Greek Prime Minister Alexis Tsipras will reappoint Euclid Tsakalotos as finance minister, a senior source in his leftist Syriza party said yesterday, to offer continuity in bailout talks with international lenders.

Tsakalotos, who is a low-key Oxford-trained Marxist economist, helped steer bailout discussions with Greece’s creditors that produced an €86 billion loan accord with Athens in August.

George Chouliarakis, who was finance minister in the caretaker government during the election campaign and also a respected member of the bailout negotiation team, was ‘very likely’ to be appointed deputy finance minister, the source said.

Generally considered a safe pairs of hands, the appointments, if confirmed, will come ahead of a review by lenders starting next month on progress in meeting bailout targets, recapitalising the country’s banks and holding discussions that Greece wants on debt relief.

Tsakalotos is a stark contrast to his combative predecessor Yanis Varoufakis, who quit Tsipras’s government in disagreement over the bailout in July.

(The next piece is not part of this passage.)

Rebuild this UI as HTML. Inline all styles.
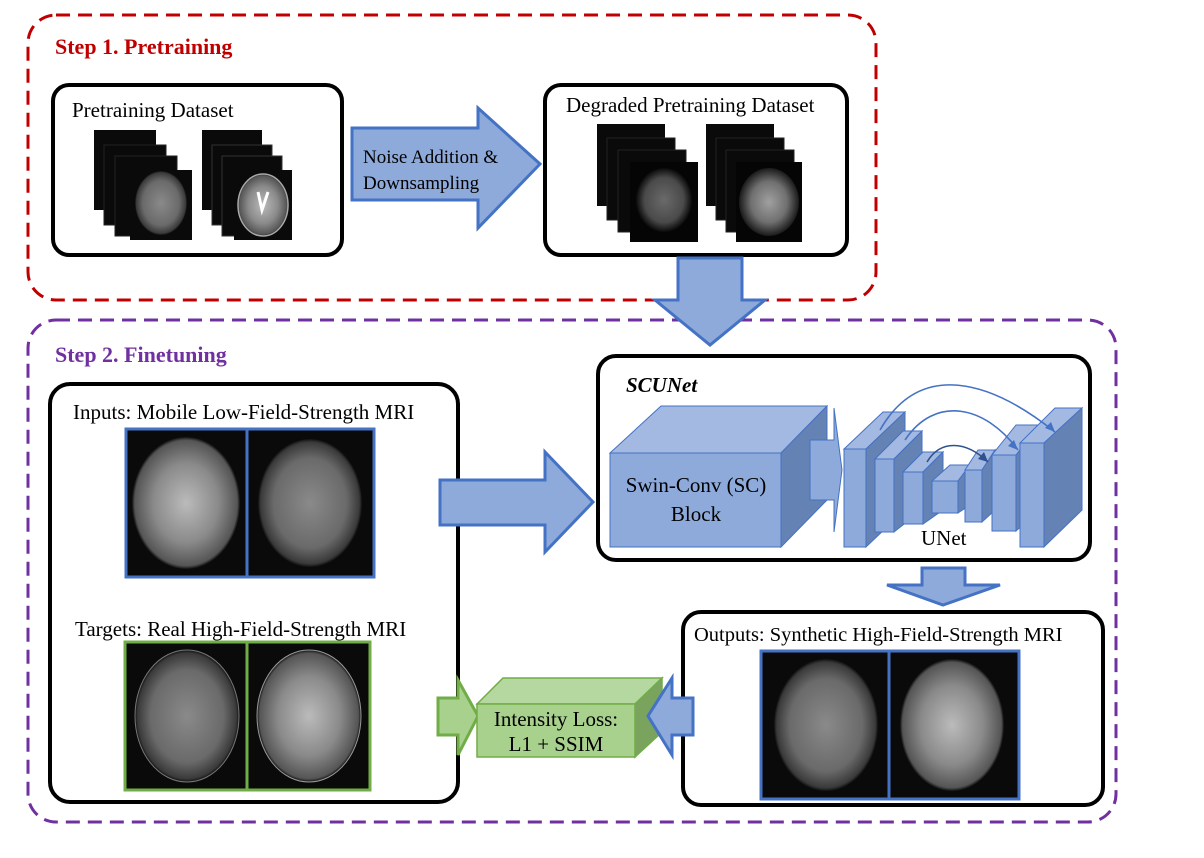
<!DOCTYPE html>
<html><head><meta charset="utf-8"><style>
html,body{margin:0;padding:0;background:#fff;}
svg{display:block;font-family:"Liberation Serif",serif;}
</style></head><body>
<svg width="1204" height="858" viewBox="0 0 1204 858" xmlns="http://www.w3.org/2000/svg">
<defs>
<radialGradient id="b1" cx="50%" cy="50%" r="50%"><stop offset="0" stop-color="#8a8a8a"/><stop offset="0.7" stop-color="#6a6a6a"/><stop offset="0.95" stop-color="#3a3a3a"/><stop offset="1" stop-color="#111"/></radialGradient>
<radialGradient id="b2" cx="50%" cy="50%" r="50%"><stop offset="0" stop-color="#bbb"/><stop offset="0.6" stop-color="#8a8a8a"/><stop offset="0.95" stop-color="#555"/><stop offset="1" stop-color="#111"/></radialGradient>
<radialGradient id="b3" cx="50%" cy="50%" r="50%"><stop offset="0" stop-color="#6a6a6a"/><stop offset="0.7" stop-color="#4a4a4a"/><stop offset="1" stop-color="#0a0a0a"/></radialGradient>
<radialGradient id="b4" cx="50%" cy="50%" r="50%"><stop offset="0" stop-color="#a0a0a0"/><stop offset="0.6" stop-color="#707070"/><stop offset="1" stop-color="#1a1a1a"/></radialGradient>
</defs>

<!-- Step 1 -->
<rect x="28" y="15" width="848" height="285" rx="28" fill="none" stroke="#c00000" stroke-width="3" stroke-dasharray="14,8"/>
<text x="55" y="54" font-size="22" font-weight="bold" fill="#c00000">Step 1. Pretraining</text>

<rect x="53" y="85" width="289" height="170" rx="16" fill="#fff" stroke="#000" stroke-width="4"/>
<text x="72" y="117" font-size="21">Pretraining Dataset</text>
<g>
<rect x="94" y="130" width="62" height="80" fill="#0a0a0a"/>
<rect x="104" y="145" width="62" height="80" fill="#0a0a0a" stroke="#222"/>
<rect x="115" y="156" width="62" height="80" fill="#0a0a0a" stroke="#222"/>
<rect x="130" y="170" width="62" height="70" fill="#0a0a0a"/>
<ellipse cx="161" cy="203" rx="26" ry="32" fill="url(#b1)"/>
<rect x="202" y="130" width="60" height="80" fill="#0a0a0a"/>
<rect x="212" y="145" width="60" height="80" fill="#0a0a0a" stroke="#333"/>
<rect x="222" y="156" width="60" height="80" fill="#0a0a0a" stroke="#333"/>
<rect x="234" y="170" width="58" height="70" fill="#0a0a0a"/>
<ellipse cx="263" cy="205" rx="25" ry="31" fill="url(#b2)" stroke="#aaa" stroke-width="1.5"/>
<path d="M258 192 L262 210 L268 192" stroke="#fff" stroke-width="3" fill="none"/>
</g>

<path d="M352 128 H478 V108 L540 164 L478 228 V200 H352 Z" fill="#8eaadb" stroke="#4472c4" stroke-width="3"/>
<text x="363" y="163" font-size="19">Noise Addition &amp;</text>
<text x="363" y="189" font-size="19">Downsampling</text>

<rect x="545" y="85" width="302" height="170" rx="16" fill="#fff" stroke="#000" stroke-width="4"/>
<text x="566" y="112" font-size="21">Degraded Pretraining Dataset</text>
<g>
<rect x="597" y="124" width="68" height="82" fill="#0a0a0a"/>
<rect x="607" y="138" width="68" height="82" fill="#0a0a0a" stroke="#222"/>
<rect x="618" y="150" width="68" height="82" fill="#0a0a0a" stroke="#222"/>
<rect x="630" y="162" width="68" height="80" fill="#050505"/>
<ellipse cx="664" cy="200" rx="28" ry="32" fill="url(#b3)"/>
<rect x="706" y="124" width="68" height="82" fill="#0a0a0a"/>
<rect x="716" y="138" width="68" height="82" fill="#0a0a0a" stroke="#222"/>
<rect x="726" y="150" width="68" height="82" fill="#0a0a0a" stroke="#222"/>
<rect x="736" y="162" width="66" height="80" fill="#050505"/>
<ellipse cx="769" cy="202" rx="30" ry="34" fill="url(#b4)"/>
</g>

<!-- Step 2 -->
<rect x="28" y="320" width="1088" height="502" rx="28" fill="none" stroke="#7030a0" stroke-width="3" stroke-dasharray="14,8"/>
<text x="55" y="362" font-size="22" font-weight="bold" fill="#7030a0">Step 2. Finetuning</text>

<path d="M678 258 H742 V300 H765 L710 345 L655 300 H678 Z" fill="#8eaadb" stroke="#4472c4" stroke-width="3"/>

<!-- Inputs box -->
<rect x="50" y="384" width="408" height="418" rx="20" fill="#fff" stroke="#000" stroke-width="4"/>
<text x="73" y="419" font-size="21">Inputs: Mobile Low-Field-Strength MRI</text>
<rect x="126" y="429" width="248" height="148" fill="#0a0a0a" stroke="#4472c4" stroke-width="3"/>
<line x1="247" y1="429" x2="247" y2="577" stroke="#4472c4" stroke-width="3"/>
<ellipse cx="186" cy="503" rx="54" ry="66" fill="url(#b2)"/>
<ellipse cx="310" cy="503" rx="52" ry="64" fill="url(#b1)"/>
<text x="75" y="636" font-size="21">Targets: Real High-Field-Strength MRI</text>
<rect x="125" y="642" width="245" height="148" fill="#0a0a0a" stroke="#70ad47" stroke-width="3"/>
<line x1="247" y1="642" x2="247" y2="790" stroke="#70ad47" stroke-width="3"/>
<ellipse cx="187" cy="716" rx="52" ry="66" fill="url(#b1)" stroke="#777"/>
<ellipse cx="309" cy="716" rx="52" ry="66" fill="url(#b2)" stroke="#999"/>

<path d="M440 480 H545 V452 L593 502 L545 552 V525 H440 Z" fill="#8eaadb" stroke="#4472c4" stroke-width="3"/>

<!-- SCUNet -->
<rect x="598" y="356" width="492" height="204" rx="18" fill="#fff" stroke="#000" stroke-width="4"/>
<text x="626" y="392" font-size="21" font-weight="bold" font-style="italic">SCUNet</text>
<g stroke="#4472c4" stroke-width="1">
<polygon points="610,453 661,406 827,406 781,453" fill="#a3b9e2"/>
<polygon points="781,453 827,406 827,500 781,547" fill="#6582b4"/>
<rect x="610" y="453" width="171" height="94" fill="#8eaadb"/>
<path d="M810 440 H834 V408 L842 470 L834 532 V500 H810 Z" fill="#8eaadb"/>
<polygon points="844,449 883,412 905,412 866,449" fill="#a3b9e2"/><polygon points="866,449 905,412 905,510 866,547" fill="#6582b4"/><rect x="844" y="449" width="22" height="98" fill="#8eaadb"/>
<polygon points="875,459 903,431 922,431 894,459" fill="#a3b9e2"/><polygon points="894,459 922,431 922,510 894,532" fill="#6582b4"/><rect x="875" y="459" width="19" height="73" fill="#8eaadb"/>
<polygon points="903,472 923,452 943,452 923,472" fill="#a3b9e2"/><polygon points="923,472 943,452 943,510 923,524" fill="#6582b4"/><rect x="903" y="472" width="20" height="52" fill="#8eaadb"/>
<polygon points="932,481 950,465 970,465 958,481" fill="#a3b9e2"/><polygon points="958,481 970,465 970,505 958,513" fill="#6582b4"/><rect x="932" y="481" width="26" height="32" fill="#8eaadb"/>
<polygon points="965,470 978,450 995,450 982,470" fill="#a3b9e2"/><polygon points="982,470 995,450 995,510 982,522" fill="#6582b4"/><rect x="965" y="470" width="17" height="52" fill="#8eaadb"/>
<polygon points="992,455 1016,425 1040,425 1016,455" fill="#a3b9e2"/><polygon points="1016,455 1040,425 1040,510 1016,531" fill="#6582b4"/><rect x="992" y="455" width="24" height="76" fill="#8eaadb"/>
<polygon points="1020,443 1055,408 1082,408 1044,443" fill="#a3b9e2"/><polygon points="1044,443 1082,408 1082,510 1044,547" fill="#6582b4"/><rect x="1020" y="443" width="24" height="104" fill="#8eaadb"/>
</g>
<text x="696" y="492" font-size="21" text-anchor="middle">Swin-Conv (SC)</text>
<text x="696" y="521" font-size="21" text-anchor="middle">Block</text>
<g fill="none" stroke="#4472c4" stroke-width="1.6">
<path d="M880 430 C 920 360, 990 380, 1055 432"/>
<path d="M905 440 C 935 395, 985 405, 1018 450"/>
<path d="M927 462 C 940 440, 965 440, 988 462" stroke="#2f528f"/>
</g>
<g fill="#4472c4">
<polygon points="1055,432 1045,428 1051,422"/>
<polygon points="1018,450 1008,446 1014,440"/>
<polygon points="988,462 978,459 984,452" fill="#2f528f"/>
</g>
<text x="921" y="545" font-size="21">UNet</text>

<path d="M922 568 H965 V585 H1000 L943 605 L887 585 H922 Z" fill="#8eaadb" stroke="#4472c4" stroke-width="3"/>

<!-- Outputs -->
<rect x="683" y="612" width="420" height="193" rx="18" fill="#fff" stroke="#000" stroke-width="4"/>
<text x="694" y="641" font-size="20.5">Outputs: Synthetic High-Field-Strength MRI</text>
<rect x="761" y="651" width="258" height="148" fill="#0a0a0a" stroke="#4472c4" stroke-width="3"/>
<line x1="889" y1="651" x2="889" y2="799" stroke="#4472c4" stroke-width="3"/>
<ellipse cx="826" cy="725" rx="52" ry="66" fill="url(#b1)"/>
<ellipse cx="952" cy="725" rx="52" ry="66" fill="url(#b2)"/>

<!-- Loss -->
<path d="M438 698 H458 V680 L478 716 L458 755 V735 H438 Z" fill="#a9d18e" stroke="#70ad47" stroke-width="3"/>
<polygon points="477,704 503,678 662,678 635,704" fill="#b5d7a0" stroke="#70ad47" stroke-width="1.5"/>
<polygon points="635,704 662,678 662,732 635,757" fill="#7aa35e" stroke="#70ad47" stroke-width="1.5"/>
<rect x="477" y="704" width="158" height="53" fill="#a9d18e" stroke="#70ad47" stroke-width="1.5"/>
<text x="556" y="726" font-size="21" text-anchor="middle">Intensity Loss:</text>
<text x="556" y="751" font-size="21" text-anchor="middle">L1 + SSIM</text>
<path d="M693 698 H672 V678 L648 716 L672 755 V735 H693 Z" fill="#8eaadb" stroke="#4472c4" stroke-width="3"/>
</svg>
</body></html>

He frequently riled lenders with outspoken and occasionally undiplomatic remarks, including one where he said he wore ‘creditors’ loathing with pride’.

“The markets will see this positively,” said Takis Zamanis, chief trader at Beta Securities in Athens. “It appeared the chemistry was right between Tsakalotos and lenders.”

Earlier yesterday, state media reported Tsakalotos was having second thoughts about accepting the job. It gave no reason, but Tsakalotos, Dutch-born and British-educated, is a member of the so called 53+ faction in Syriza, some of whose members recently expressed concerns the party was moving away from core leftist values to hold on to power.

The government’s two main tasks will be to ensure that the bailout given by the eurozone in exchange for deep economic reforms does not go off track, and to handle Greece’s huge refugee problem. Of the record 430,000 refugees and migrants who have made the journey across the Mediterranean to Europe so far this year, 309,000 have arrived via Greece, according to the International Organisation for Migration.

Many of Greece’s partners, particularly in eastern Europe, want Athens to stop allowing the refugees to pass north on a trek to Germany and other wealthy northern countries.

Caretaker migration minister Yiannis Mouzalas was likely to be reappointed, Syriza officials said. Mouzalas is an active member of the Doctors of the World charity, and has taken part in relief missions to trouble spots like Kobane in Syria.

But it is the implementation of the bailout, which was agreed after months of bitter negotiations in which Tsipras railed against austerity being imposed on Greece, that will be the government’s overwhelming task.

Factions like ‘53+’ notwithstanding, Tsipras’ re-election on Sunday made his party the dominant force in Greece.

His harshest hard-left rebel critics failed to make it into parliament.

“Alexis Tsipras now has the chance to correct the mistakes of his [first] term,” centre-left newspaper Ta Nea said in an editorial.

“His first Cabinet was marked by Syriza’s big appointments, such as Yanis Varoufakis,which had particularly bad results. It was also marked by a need to preserve inner party balances which brought the hard-left... lawmakers to important ministerial posts.”

Another reappointment would be Panos Skourletis to the energy ministry, Syriza sources said. He has been criticised for his decision to revoke the permit for a disputed Canadian-run gold mine project in northern Greece in August.

The markets will be looking closely at how Skourletis will handle the issue after a Greek court ruled in favour of the investment. He is also expected to seek an alternative plan to the privatisation of the country’s power grid operator Admie.